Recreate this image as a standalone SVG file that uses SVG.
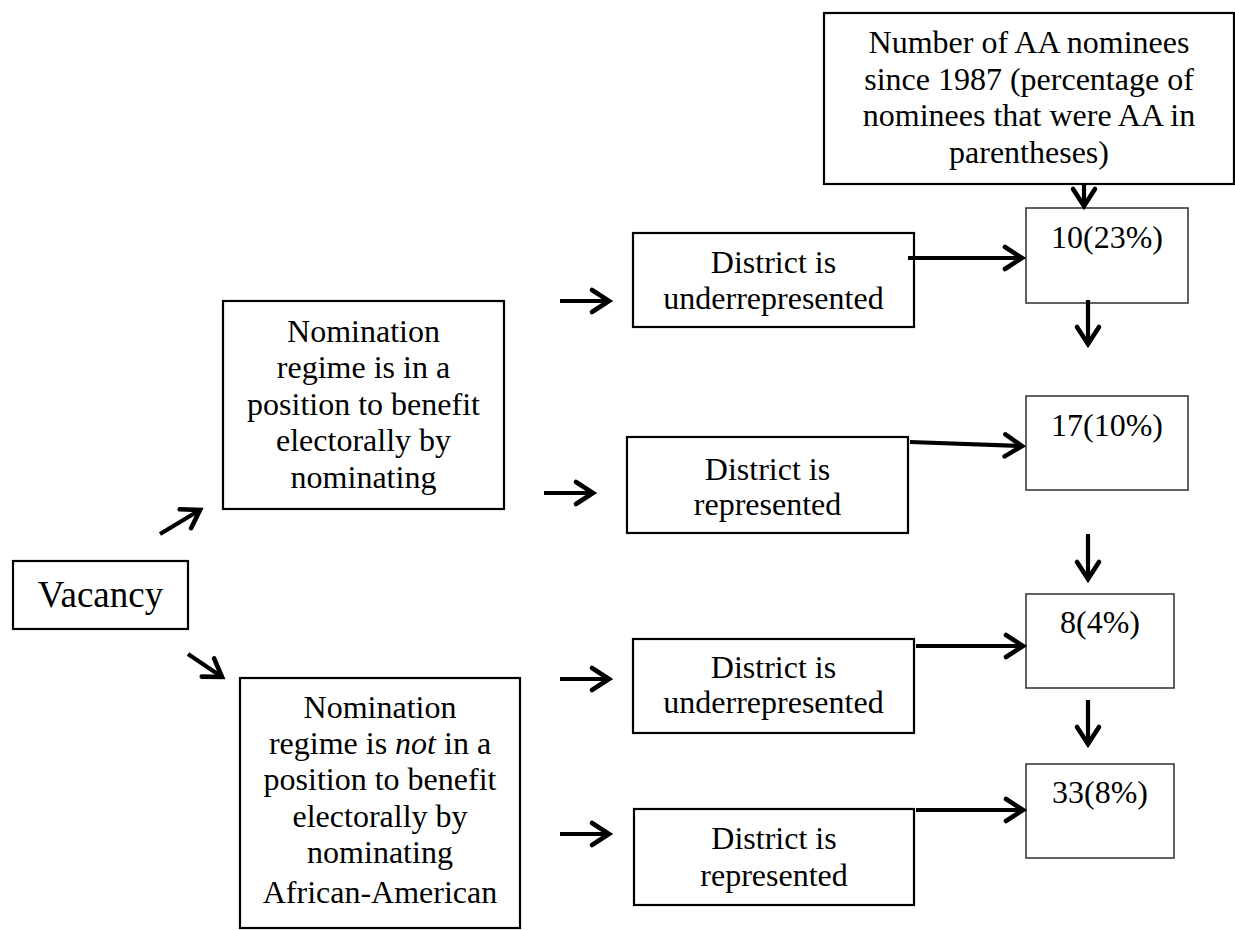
<svg xmlns="http://www.w3.org/2000/svg" width="1235" height="930" viewBox="0 0 1235 930">
<style>
  .box { fill: #fff; stroke: #000; stroke-width: 2.2; }
  .gbox { fill: #fff; stroke: #3a3a3a; stroke-width: 1.6; }
  text { font-family: "Liberation Serif", "Times New Roman", serif; font-size: 32px; fill: #000; text-anchor: middle; }
  .big { font-size: 37px; }
  .conn { stroke: #000; stroke-width: 4.2; fill: none; marker-end: url(#ah); }
</style>
<defs>
  <marker id="ah" markerUnits="userSpaceOnUse" markerWidth="32" markerHeight="32" viewBox="-22 -16 26 32" refX="0" refY="0" orient="auto">
    <path d="M -17,-11 L 0,0 L -17,11" fill="none" stroke="#000" stroke-width="4.6" stroke-linecap="round" stroke-linejoin="miter"/>
  </marker>
</defs>
<rect width="1235" height="930" fill="#fff"/>

<g id="legend">
  <rect class="box" x="824" y="13" width="410" height="171"/>
  <text x="1029" y="53">Number of AA nominees</text>
  <text x="1029" y="90">since 1987 (percentage of</text>
  <text x="1029" y="126">nominees that were AA in</text>
  <text x="1029" y="163">parentheses)</text>
</g>

<g id="vacancy">
  <rect class="box" x="13" y="561" width="175" height="68"/>
  <text class="big" x="100.5" y="607">Vacancy</text>
</g>

<g id="regime-yes">
  <rect class="box" x="223" y="301" width="281" height="208"/>
  <text x="363.5" y="342">Nomination</text>
  <text x="363.5" y="378">regime is in a</text>
  <text x="363.5" y="415">position to benefit</text>
  <text x="363.5" y="451">electorally by</text>
  <text x="363.5" y="488">nominating</text>
</g>

<g id="regime-no">
  <rect class="box" x="240" y="678" width="280" height="250"/>
  <text x="380" y="718">Nomination</text>
  <text x="380" y="754">regime is <tspan font-style="italic">not</tspan> in a</text>
  <text x="380" y="790">position to benefit</text>
  <text x="380" y="827">electorally by</text>
  <text x="380" y="863">nominating</text>
  <text x="380" y="903">African-American</text>
</g>

<g id="d1">
  <rect class="box" x="633" y="233" width="281" height="94"/>
  <text x="773.5" y="273">District is</text>
  <text x="773.5" y="309">underrepresented</text>
</g>
<g id="d2">
  <rect class="box" x="627" y="437" width="281" height="96"/>
  <text x="767.5" y="480">District is</text>
  <text x="767.5" y="515">represented</text>
</g>
<g id="d3">
  <rect class="box" x="633" y="639" width="281" height="94"/>
  <text x="773.5" y="678">District is</text>
  <text x="773.5" y="713">underrepresented</text>
</g>
<g id="d4">
  <rect class="box" x="634" y="809" width="280" height="96"/>
  <text x="774" y="849">District is</text>
  <text x="774" y="886">represented</text>
</g>

<g id="n1">
  <rect class="gbox" x="1026" y="208" width="162" height="95"/>
  <text x="1107" y="248">10(23%)</text>
</g>
<g id="n2">
  <rect class="gbox" x="1026" y="396" width="162" height="94"/>
  <text x="1107" y="436">17(10%)</text>
</g>
<g id="n3">
  <rect class="gbox" x="1026" y="594" width="148" height="94"/>
  <text x="1100" y="633">8(4%)</text>
</g>
<g id="n4">
  <rect class="gbox" x="1026" y="764" width="148" height="94"/>
  <text x="1100" y="803">33(8%)</text>
</g>

<g id="connectors">
  <line class="conn" x1="160" y1="534" x2="200" y2="510"/>
  <line class="conn" x1="188" y1="654" x2="222" y2="677"/>
  <line class="conn" x1="560" y1="301" x2="609" y2="301"/>
  <line class="conn" x1="544" y1="493" x2="593" y2="493"/>
  <line class="conn" x1="560" y1="679" x2="609" y2="679"/>
  <line class="conn" x1="560" y1="834" x2="609" y2="834"/>
  <line class="conn" x1="908" y1="258" x2="1022" y2="258"/>
  <line class="conn" x1="910" y1="442" x2="1022" y2="446"/>
  <line class="conn" x1="916" y1="646" x2="1023" y2="646"/>
  <line class="conn" x1="916" y1="810" x2="1023" y2="810"/>
  <line class="conn" x1="1084" y1="184" x2="1084" y2="206"/>
  <line class="conn" x1="1088" y1="300" x2="1088" y2="344"/>
  <line class="conn" x1="1088" y1="534" x2="1088" y2="579"/>
  <line class="conn" x1="1088" y1="700" x2="1088" y2="744"/>
</g>
</svg>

# [Goal of the exercise]
Take the listing above and restate it word for word, without its pictures.

# [The result]
Recreate this image as a standalone SVG file that uses SVG.
<svg xmlns="http://www.w3.org/2000/svg" width="1235" height="930" viewBox="0 0 1235 930">
<style>
  .box { fill: #fff; stroke: #000; stroke-width: 2.2; }
  .gbox { fill: #fff; stroke: #3a3a3a; stroke-width: 1.6; }
  text { font-family: "Liberation Serif", "Times New Roman", serif; font-size: 32px; fill: #000; text-anchor: middle; }
  .big { font-size: 37px; }
  .conn { stroke: #000; stroke-width: 4.2; fill: none; marker-end: url(#ah); }
</style>
<defs>
  <marker id="ah" markerUnits="userSpaceOnUse" markerWidth="32" markerHeight="32" viewBox="-22 -16 26 32" refX="0" refY="0" orient="auto">
    <path d="M -17,-11 L 0,0 L -17,11" fill="none" stroke="#000" stroke-width="4.6" stroke-linecap="round" stroke-linejoin="miter"/>
  </marker>
</defs>
<rect width="1235" height="930" fill="#fff"/>

<g id="legend">
  <rect class="box" x="824" y="13" width="410" height="171"/>
  <text x="1029" y="53">Number of AA nominees</text>
  <text x="1029" y="90">since 1987 (percentage of</text>
  <text x="1029" y="126">nominees that were AA in</text>
  <text x="1029" y="163">parentheses)</text>
</g>

<g id="vacancy">
  <rect class="box" x="13" y="561" width="175" height="68"/>
  <text class="big" x="100.5" y="607">Vacancy</text>
</g>

<g id="regime-yes">
  <rect class="box" x="223" y="301" width="281" height="208"/>
  <text x="363.5" y="342">Nomination</text>
  <text x="363.5" y="378">regime is in a</text>
  <text x="363.5" y="415">position to benefit</text>
  <text x="363.5" y="451">electorally by</text>
  <text x="363.5" y="488">nominating</text>
</g>

<g id="regime-no">
  <rect class="box" x="240" y="678" width="280" height="250"/>
  <text x="380" y="718">Nomination</text>
  <text x="380" y="754">regime is <tspan font-style="italic">not</tspan> in a</text>
  <text x="380" y="790">position to benefit</text>
  <text x="380" y="827">electorally by</text>
  <text x="380" y="863">nominating</text>
  <text x="380" y="903">African-American</text>
</g>

<g id="d1">
  <rect class="box" x="633" y="233" width="281" height="94"/>
  <text x="773.5" y="273">District is</text>
  <text x="773.5" y="309">underrepresented</text>
</g>
<g id="d2">
  <rect class="box" x="627" y="437" width="281" height="96"/>
  <text x="767.5" y="480">District is</text>
  <text x="767.5" y="515">represented</text>
</g>
<g id="d3">
  <rect class="box" x="633" y="639" width="281" height="94"/>
  <text x="773.5" y="678">District is</text>
  <text x="773.5" y="713">underrepresented</text>
</g>
<g id="d4">
  <rect class="box" x="634" y="809" width="280" height="96"/>
  <text x="774" y="849">District is</text>
  <text x="774" y="886">represented</text>
</g>

<g id="n1">
  <rect class="gbox" x="1026" y="208" width="162" height="95"/>
  <text x="1107" y="248">10(23%)</text>
</g>
<g id="n2">
  <rect class="gbox" x="1026" y="396" width="162" height="94"/>
  <text x="1107" y="436">17(10%)</text>
</g>
<g id="n3">
  <rect class="gbox" x="1026" y="594" width="148" height="94"/>
  <text x="1100" y="633">8(4%)</text>
</g>
<g id="n4">
  <rect class="gbox" x="1026" y="764" width="148" height="94"/>
  <text x="1100" y="803">33(8%)</text>
</g>

<g id="connectors">
  <line class="conn" x1="160" y1="534" x2="200" y2="510"/>
  <line class="conn" x1="188" y1="654" x2="222" y2="677"/>
  <line class="conn" x1="560" y1="301" x2="609" y2="301"/>
  <line class="conn" x1="544" y1="493" x2="593" y2="493"/>
  <line class="conn" x1="560" y1="679" x2="609" y2="679"/>
  <line class="conn" x1="560" y1="834" x2="609" y2="834"/>
  <line class="conn" x1="908" y1="258" x2="1022" y2="258"/>
  <line class="conn" x1="910" y1="442" x2="1022" y2="446"/>
  <line class="conn" x1="916" y1="646" x2="1023" y2="646"/>
  <line class="conn" x1="916" y1="810" x2="1023" y2="810"/>
  <line class="conn" x1="1084" y1="184" x2="1084" y2="206"/>
  <line class="conn" x1="1088" y1="300" x2="1088" y2="344"/>
  <line class="conn" x1="1088" y1="534" x2="1088" y2="579"/>
  <line class="conn" x1="1088" y1="700" x2="1088" y2="744"/>
</g>
</svg>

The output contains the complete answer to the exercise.